Dans son article, Jesús de Manuel Jerez présente une critique sur l’inégalité qui accompagne la pratique de la profession de l’interprète dans les services publics par rapport à l’interprète de conférences dans les organismes internationaux. Dans sa réflexion, Jerez cherche à comprendre le pourquoi des différences de prestige et de rémunération, entre autres, qui discriminent l’un par rapport à l’autre. Jerez souligne également le besoin de nouveaux paradigmes dans l’enseignement qui forment des interprètes pour la société et non pour le marché.

Les avantages d’Omega T, un logiciel libre qui assiste le traducteur dans son travail, sont introduits par Ignacio Carretero, qui reconnait le besoin pour le traducteur de se servir des outils de traduction, mais qui dénonce l’aspect mercantiliste des logiciels propriétaires. C’est pour cela que l’auteur explique les bénéfices que le software libre offre aux professionnels de la traduction, considéré, pour lui, un élément qui facilite le développement technologique et qui permet un système de solidarité sociale. Carretero attribue à la communauté académique et aux professionnels de la traduction la responsabilité de diffuser l’utilisation de ces softwares.

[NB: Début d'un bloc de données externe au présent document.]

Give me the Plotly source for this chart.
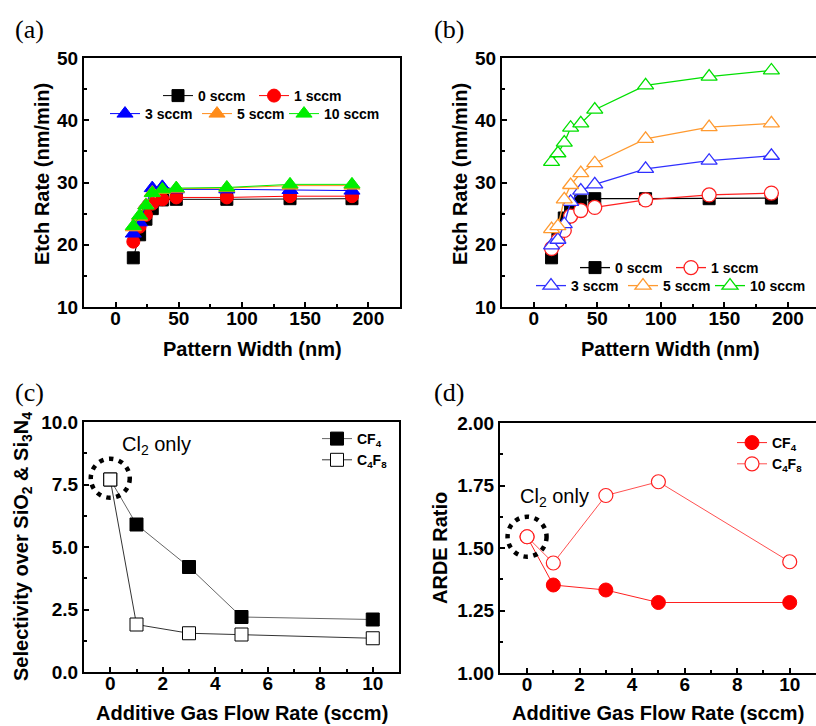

En dernier, l’épilogue de ce volume constitue la collaboration de l’invitée Moira Inghilleri au Ier Forum International Translation/Interpretation and Social Activism. Selon Inghilleri, cette occasion a été un espace propice pour discuter des stratégies mondiales et locales qui favorisent des changements significatifs dans les paradigmes de la recherche en traduction. En outre, elle aborde l’importance de l’éthique dans la pratique du traducteur ; éthique qui a pour base la responsabilité politique, morale et sociale. Pour Inghilleri, les critères politiques et éthiques des traducteurs comptent autant que leurs compétences linguistiques et culturelles. Dans cette perspective, l’approche éthique renforce l’importance de la traduction pour le changement social et politique. En fin, l’auteure indique que les participations au forum de même que les articles contenus dans ce volume font appel aux professionnels, chercheurs et étudiants de la T/I à travailler collectivement pour développer et promouvoir des stratégies de traduction alternatives.

Il est important de souligner que, à l’exception de l’article de Mona Baker, publié avec l’autorisation de Palgrave Publishers, tous les articles du volume sont publiés sous une licence copyleft de Creative Commons –organisation sans buts lucratifs qui cherche à diffuser le plus grand nombre possible de travaux, de façon légale mais non-commerciale.

Rares sont les ouvrages qui offrent une telle réflexion sur l’importance des traducteurs et des interprètes dans la société en général, question abordée dans différentes perspectives, dans plusieurs contextes géographiques et à des moments historiques aussi divers. Puissent les enseignants, les chercheurs et les étudiants entendre cet appel à la transformation sociale.